Marche en hommage à Zineb Redouane, le 2 mars 2019. / DAVID ROSSI / PQR / MAXPPP

Sept mois après le décès de Zineb Redouane, 80 ans, atteinte au visage par une grenade lacrymogène à la fenêtre de son appartement lors d’une manifestation de « gilets jaunes » à Marseille, ses proches déplorent que le policier qui a tiré ne soit toujours pas identifié.

Mme Redouane est morte à l’hôpital, le 3 décembre 2018, deux jours après avoir été grièvement blessée par une grenade alors qu’elle fermait les volets de son appartement situé au 4e étage d’un immeuble rue des Feuillants (1er arrondissement). En bas de son immeuble, de violents incidents avaient éclaté après des manifestations de « gilets jaunes », mais aussi contre l’habitat insalubre et pour le climat.

Fin janvier, les enquêteurs de l’Inspection générale de la police nationale (IGPN), la « police des polices », ont entendu les cinq CRS dotés de lanceurs de grenade qui se trouvaient sur les lieux, ainsi que le capitaine qui les dirigeait. Après avoir regardé les images de vidéosurveillance, aucun n’a désigné le tireur ou n’a reconnu avoir tiré.

Au total, 200 grenades ont été tirées ce samedi 1er décembre, a relaté leur chef au cours de ces auditions, dévoilées par Mediapart mardi 2 juillet, et dont l’Agence France-Presse (AFP) a eu connaissance. Sur les images, un CRS fait un tir « en cloche », en direction de l’immeuble de Zineb Redouane à l’angle de la Canebière, puis quelques secondes après prend du recul et regarde à plusieurs reprises en hauteur, face à lui. Trois policiers ont récusé apparaître – dont l’un car il portait une barbe et un autre une cagoule et des lunettes, alors que le CRS n’en a pas sur les images – et deux ne se prononcent ni dans un sens ni dans l’autre.
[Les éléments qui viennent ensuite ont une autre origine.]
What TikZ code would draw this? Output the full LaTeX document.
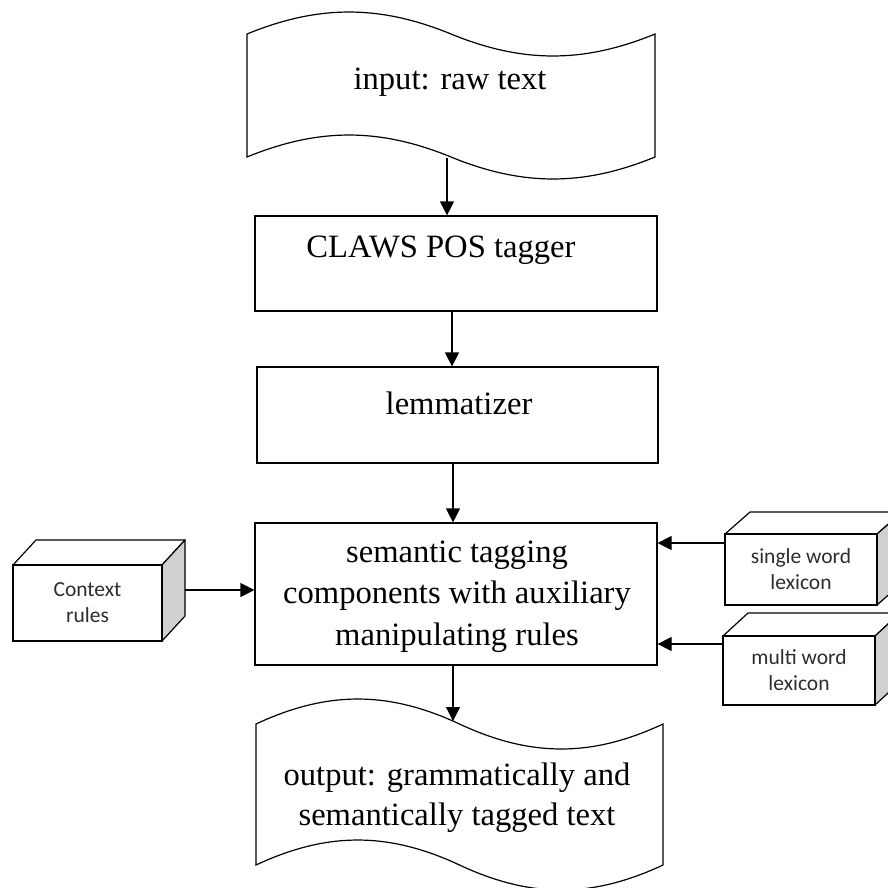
\documentclass[tikz,border=0pt]{standalone}
\usepackage{fontspec}
\setmainfont{Liberation Serif}
\newfontfamily\calib{Carlito}
\usetikzlibrary{arrows.meta}
\definecolor{sidegray}{RGB}{208,208,208}
\definecolor{labtext}{RGB}{45,45,45}
\tikzset{
  shapeline/.style={draw=black, line width=1.2pt, fill=white},
  boxnode/.style={shapeline, rectangle, inner sep=0pt},
  sertext/.style={align=center, inner sep=0pt, text=black, font=\fontsize{32.6}{41.5}\selectfont},
  santext/.style={align=center, inner sep=0pt, text=labtext, font=\calib\fontsize{21.5}{26}\selectfont},
  frontface/.style={shapeline, rectangle, inner sep=0pt, santext},
  sideface/.style={draw=black, line width=1.2pt, fill=sidegray, line join=round},
  topface/.style={draw=black, line width=1.2pt, fill=white, line join=round},
  arr/.style={draw=black, line width=1.2pt, -{Triangle[length=14pt,width=14pt]}}
}
\begin{document}
\begin{tikzpicture}[x=1pt,y=-1pt]
\useasboundingbox (0,0) rectangle (888,887);
\clip (0,0) rectangle (888,887);
\fill[white] (0,0) rectangle (888,887);

% input tape shape
\draw[shapeline] (247,34) .. controls (318.4,4.7) and (379.6,4.7) .. (451,34)
  .. controls (522.4,63.3) and (583.6,63.3) .. (655,34) -- (655,157)
  .. controls (583.6,186.3) and (522.4,186.3) .. (451,157)
  .. controls (379.6,127.7) and (318.4,127.7) .. (247,157) -- cycle;
\node[sertext] (input) at (450,82) {input: raw text};
\coordinate (inbot) at (447,158);

% CLAWS box
\node[boxnode, minimum width=402pt, minimum height=95pt] (claws) at (456,263.5) {};
\node[sertext] (clawst) at (441,250) {CLAWS POS tagger};

% lemmatizer box
\node[boxnode, minimum width=401pt, minimum height=96pt] (lem) at (457.5,415) {};
\node[sertext] (lemt) at (459,403) {lemmatizer};

% semantic box
\node[boxnode, minimum width=402pt, minimum height=142pt] (sem) at (456,594) {};
\node[sertext] (semt) at (457,596.5) {semantic tagging\\components with auxiliary\\manipulating rules};

% output tape shape
\draw[shapeline] (256,724) .. controls (327.2,690.7) and (388.3,690.7) .. (459.5,724)
  .. controls (530.7,757.3) and (591.8,757.3) .. (663,724) -- (663,865)
  .. controls (591.8,898.3) and (530.7,898.3) .. (459.5,865)
  .. controls (388.3,831.7) and (327.2,831.7) .. (256,865) -- cycle;
\node[sertext, font=\fontsize{32.6}{40}\selectfont] (output) at (457,798) {output: grammatically and\\semantically tagged text};
\coordinate (outtop) at (453,721);

% Context rules cube
\draw[topface] (13,565) -- (36,540) -- (185,540) -- (162,565) -- cycle;
\draw[sideface] (162,565) -- (185,540) -- (185,616) -- (162,641) -- cycle;
\node[frontface, minimum width=149pt, minimum height=76pt] (ctx) at (87.5,603) {Context\\rules};
\coordinate (ctxout) at (185,590);

% single word lexicon cube
\draw[topface] (725,534) -- (750,512) -- (902,512) -- (877,534) -- cycle;
\draw[sideface] (877,534) -- (902,512) -- (902,583) -- (877,605) -- cycle;
\node[frontface, minimum width=152pt, minimum height=71pt] (swl) at (801,569.5) {single word\\lexicon};
\coordinate (swlin) at (725,543);

% multi word lexicon cube
\draw[topface] (723,636) -- (748,613) -- (900,613) -- (875,636) -- cycle;
\draw[sideface] (875,636) -- (900,613) -- (900,682) -- (875,705) -- cycle;
\node[frontface, minimum width=152pt, minimum height=69pt] (mwl) at (799,670.5) {multi word\\lexicon};
\coordinate (mwlin) at (723,644);

% connectors
\draw[arr] (inbot) -- (inbot |- claws.north);
\draw[arr] ([xshift=-4pt]claws.south) -- ([xshift=-4pt]claws.south |- lem.north);
\draw[arr] ([xshift=-4.5pt]lem.south) -- ([xshift=-4.5pt]lem.south |- sem.north);
\draw[arr] (sem.south -| outtop) -- (outtop);
\draw[arr] (ctxout) -- (ctxout -| sem.west);
\draw[arr] (swlin) -- (swlin -| sem.east);
\draw[arr] (mwlin) -- (mwlin -| sem.east);
\end{tikzpicture}
\end{document}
« Ces policiers, qui n’ont même pas été placés en garde à vue contrairement à l’usage, savent qui a tiré et font preuve d’une mauvaise foi évidente », a déclaré à l’AFP l’un des avocats de la famille Redouane, Me Yassine Bouzrou.
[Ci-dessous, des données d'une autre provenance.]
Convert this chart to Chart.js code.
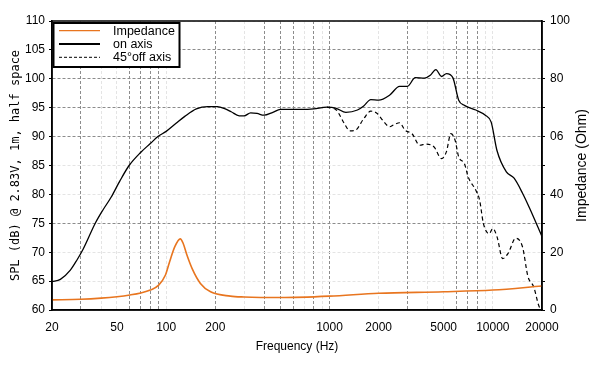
<!DOCTYPE html>
<html>
<head>
<meta charset="utf-8">
<script src="https://cdn.jsdelivr.net/npm/chart.js@4.4.1/dist/chart.umd.min.js"></script>
<style>
    html, body { margin: 0; padding: 0; background: #fff; }
</style>
</head>
<body>
<canvas id="grafico" width="600" height="369"></canvas>
<script>
// Eixo X (Hz)
const freqTicks = [20, 30, 40, 50, 60, 70, 80, 90, 100, 200, 300, 400, 500, 600, 700, 800, 900,
    1000, 2000, 3000, 4000, 5000, 6000, 7000, 8000, 9000, 10000, 20000];
const freqLabels = [20, 50, 100, 200, 1000, 2000, 5000, 10000, 20000];
const freqGridForte = [30, 60, 70, 80, 90, 200, 400, 500, 600, 800, 1000, 3000, 6000, 7000, 8000];
const splGridForte = [75, 90, 95, 100, 105];

// on axis
const freqOnAxis = [20, 22.5, 25.9, 28.5, 31, 36.8, 41, 46, 52, 59.3, 70, 80, 89, 100, 115, 130, 153, 180,
    206, 230, 250, 280, 300, 329, 360, 397, 450, 500, 680, 800, 964, 1100, 1260, 1483, 1620, 1790,
    2000, 2340, 2685, 3000, 3350, 3810, 4140, 4480, 4850, 5200, 5690, 6180, 6700, 7870, 9000, 9770,
    10600, 12100, 13500, 15200, 16800, 20000];
const splOnAxis = [64.9, 65.3, 66.9, 68.7, 70.5, 75, 77.3, 79.5, 82.3, 85, 87.3, 88.8, 90, 90.9,
    92.3, 93.5, 94.8, 95.2, 95.2, 94.8, 94.3, 93.6, 93.6, 94.1, 94.0, 93.7, 94.2, 94.7, 94.7, 94.8,
    95.1, 94.9, 94.2, 94.6, 95.3, 96.4, 96.3, 97.2, 98.7, 98.7, 100.2, 100.1, 100.6, 101.6, 100.4,
    100.9, 100.2, 96.3, 95.4, 94.6, 93.7, 92.5, 87.6, 83.9, 82.8, 80.2, 77.6, 72.7];

// 45° off axis
const freqOffAxis = [964, 1100, 1230, 1330, 1440, 1620, 1790, 1960, 2120, 2340, 2460, 2690, 2900, 3200,
    3570, 3900, 4370, 4850, 5200, 5530, 5870, 6180, 6700, 7070, 7870, 8300, 8750, 9500, 10000, 10600,
    11500, 12400, 13800, 15200, 16400, 17800, 19200, 20000];
const splOffAxis = [95.1, 94.6, 92.3, 91.0, 91.1, 93.1, 94.4, 94.0, 92.8, 91.7, 92.0, 92.4, 91.1, 90.5,
    88.5, 88.7, 88.2, 86.2, 87.4, 90.5, 89.4, 86.5, 85.3, 83.0, 80.7, 79.0, 75.0, 73.2, 74.1, 72.7,
    68.9, 69.8, 72.4, 70.9, 65.8, 64.0, 60.6, 60];

// Impedancia (Ohm)
const freqImp = [20, 30, 40, 50, 60, 70, 80, 90, 99, 105, 113, 122, 127, 134, 144, 162, 187, 247, 300,
    500, 1000, 2000, 5000, 10000, 20000];
const impedancia = [3.5, 3.7, 4.1, 4.6, 5.2, 5.9, 6.9, 8.6, 12.1, 16.7, 21.9, 24.6, 23.1, 19, 14.4,
    9.2, 6.3, 4.8, 4.5, 4.3, 4.8, 5.8, 6.3, 6.9, 8.3];

const tituloSPL = 'SPL (dB) @ 2.83V, 1m, half space';
const tituloImp = 'Impedance (Ohm)';
const tituloFreq = 'Frequency (Hz)';

const corLaranja = '#e8751f';
const fonteTicks = { family: 'Liberation Sans', size: 12 };

const pontos = (xs, ys) => xs.map((x, i) => ({ x: x, y: ys[i] }));

// moldura, titulos dos eixos e legenda
const extras = {
    id: 'extras',
    afterDraw(chart) {
        const { ctx, chartArea: a } = chart;
        ctx.save();
        ctx.strokeStyle = '#000';
        ctx.lineWidth = 1.5;
        ctx.strokeRect(a.left, a.top, a.right - a.left, a.bottom - a.top);

        ctx.fillStyle = '#000';
        ctx.textAlign = 'center';
        ctx.textBaseline = 'middle';
        ctx.font = '12px "Liberation Sans"';
        ctx.fillText(tituloFreq, (a.left + a.right) / 2, 347);

        ctx.save();
        ctx.translate(16, (a.top + a.bottom) / 2);
        ctx.rotate(-Math.PI / 2);
        ctx.font = '12px "DejaVu Sans Mono"';
        ctx.fillText(tituloSPL, 0, 0);
        ctx.restore();

        ctx.save();
        ctx.translate(582, (a.top + a.bottom) / 2);
        ctx.rotate(-Math.PI / 2);
        ctx.font = '14px "Liberation Sans"';
        ctx.fillText(tituloImp, 0, 0);
        ctx.restore();

        // legenda
        const lx = 53.5, ly = 23;
        ctx.fillStyle = '#fff';
        ctx.fillRect(lx, ly, 126, 44);
        ctx.lineWidth = 2;
        ctx.strokeRect(lx, ly, 126, 44);
        const itens = [
            { texto: 'Impedance', cor: corLaranja, largura: 1.2, dash: [] },
            { texto: 'on axis', cor: '#000', largura: 2.2, dash: [] },
            { texto: '45°off axis', cor: '#000', largura: 1, dash: [3, 2] }
        ];
        ctx.font = '12.5px "Liberation Sans"';
        ctx.textAlign = 'left';
        itens.forEach((item, i) => {
            const y = 30.7 + i * 13.3;
            ctx.beginPath();
            ctx.strokeStyle = item.cor;
            ctx.lineWidth = item.largura;
            ctx.setLineDash(item.dash);
            ctx.moveTo(59, y);
            ctx.lineTo(100, y);
            ctx.stroke();
            ctx.setLineDash([]);
            ctx.fillStyle = '#000';
            ctx.fillText(item.texto, 113, y + 0.5);
        });
        ctx.restore();
    }
};

new Chart(document.getElementById('grafico'), {
    type: 'line',
    data: {
        datasets: [
            {
                label: 'Impedance',
                data: pontos(freqImp, impedancia),
                yAxisID: 'y1',
                borderColor: corLaranja,
                borderWidth: 1.6,
                pointRadius: 0,
                cubicInterpolationMode: 'monotone'
            },
            {
                label: 'on axis',
                data: pontos(freqOnAxis, splOnAxis),
                yAxisID: 'y',
                borderColor: '#000',
                borderWidth: 1.3,
                pointRadius: 0,
                cubicInterpolationMode: 'monotone'
            },
            {
                label: '45°off axis',
                data: pontos(freqOffAxis, splOffAxis),
                yAxisID: 'y',
                borderColor: '#000',
                borderWidth: 1.2,
                borderDash: [4, 3],
                pointRadius: 0,
                cubicInterpolationMode: 'monotone'
            }
        ]
    },
    options: {
        responsive: false,
        animation: false,
        devicePixelRatio: 1,
        layout: { padding: { top: 21, left: 0, right: 0, bottom: 0 } },
        plugins: { legend: { display: false }, tooltip: { enabled: false } },
        scales: {
            x: {
                type: 'logarithmic',
                min: 20,
                max: 20000,
                afterBuildTicks: (s) => { s.ticks = freqTicks.map(v => ({ value: v })); },
                afterFit: (s) => { s.height = 59; },
                ticks: {
                    autoSkip: false,
                    maxRotation: 0,
                    padding: 7,
                    color: '#000',
                    font: fonteTicks,
                    callback: (v) => freqLabels.includes(v) ? String(v) : ''
                },
                grid: {
                    color: (c) => freqGridForte.includes(c.tick.value) ? '#8c8c8c' : '#e4e4e4',
                    tickLength: 3,
                    tickColor: 'rgba(0,0,0,0)'
                },
                border: { color: '#000', width: 1.5, dash: [3, 2] }
            },
            y: {
                position: 'left',
                min: 60,
                max: 110,
                afterFit: (s) => { s.width = 52; },
                ticks: { stepSize: 5, padding: 4, color: '#000', font: fonteTicks },
                grid: {
                    color: (c) => splGridForte.includes(c.tick.value) ? '#8c8c8c' : '#e4e4e4',
                    tickLength: 3,
                    tickColor: '#000'
                },
                border: { color: '#000', width: 1.5, dash: [3, 2] }
            },
            y1: {
                position: 'right',
                min: 0,
                max: 100,
                afterFit: (s) => { s.width = 58; },
                ticks: {
                    stepSize: 10,
                    padding: 5,
                    color: '#000',
                    font: fonteTicks,
                    callback: (v) => v % 20 === 0 ? (v === 60 ? '06' : String(v)) : ''
                },
                grid: { drawOnChartArea: false, tickLength: 3, tickColor: '#000' },
                border: { color: '#000', width: 1.5 }
            }
        }
    },
    plugins: [extras]
});
</script>
</body>
</html>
Le numéro de la grenade qui a touché Mme Redouane, retrouvée dans l’appartement, ne permet pas non plus d’identifier le tireur, car il s’agit d’une munition « de remplacement », après l’épuisement d’un premier stock, selon ces auditions.

Dépaysement des investigations

Les fonctionnaires, expérimentés, ont assuré s’être abstenus de tout tir tendu, conformément à la législation. Selon la fille de Zineb Redouane, rapportant des propos de sa mère au téléphone au moment de l’impact, un policier l’aurait, au contraire, regardée et visée.

De leur côté, les CRS ont insisté sur le climat particulièrement violent ce soir-là à Marseille : « C’est l’un des maintiens de l’ordre les plus durs que j’ai eu à gérer », explique l’un, tandis qu’un autre se rappelle qu’il n’était « pas sûr [d’en] sortir indemne ».

Les proches des victimes attendent désormais le dépaysement des investigations, sur lequel la Cour de cassation doit se prononcer rapidement. En cause, notamment, la présence d’un vice-procureur de Marseille sur le terrain, aux côtés des policiers, le soir du drame. Cette présence a été signalée par les policiers lors de leurs auditions et est donc « connue de l’autorité judiciaire depuis le 25 janvier », a souligné Me Bouzrou. Ce vice-procureur a été chargé du début de l’enquête, et le procureur général n’a accepté d’enclencher le dépaysement de l’enquête qu’en juin, s’indigne-t-il.

Un écueil judiciaire de plus selon l’avocat, qui met en cause « l’impartialité » de la justice marseillaise dans cette affaire sensible, depuis la première enquête, ouverte par le parquet pour « recherche des causes de la mort », jusqu’au traitement de sa plainte pour « violences volontaires ayant entraîné la mort sans intention de la donnée », déposée au nom de la fille de Mme Redouane pour faire avancer l’enquête.

Mardi, un autre élément s’est ajouté au puzzle : une autopsie réalisée par la justice algérienne, le pays d’origine de Mme Redouane. Ses conclusions, dévoilées par Le Média, établissent que le « traumatisme [facial] est directement responsable de la mort par aggravation de l’état antérieur […], malgré les soins ».

« J’espère que cette expertise va faire bouger les choses », a commenté Brice Grazzini, autre avocat des proches, qui va la faire verser à l’instruction. Selon lui, la première autopsie à Marseille, qui s’abstenait de trancher l’origine du décès de Mme Redouane, faute d’éléments suffisants notamment sur ses antécédents médicaux, témoignait d’un « manque de diligence ».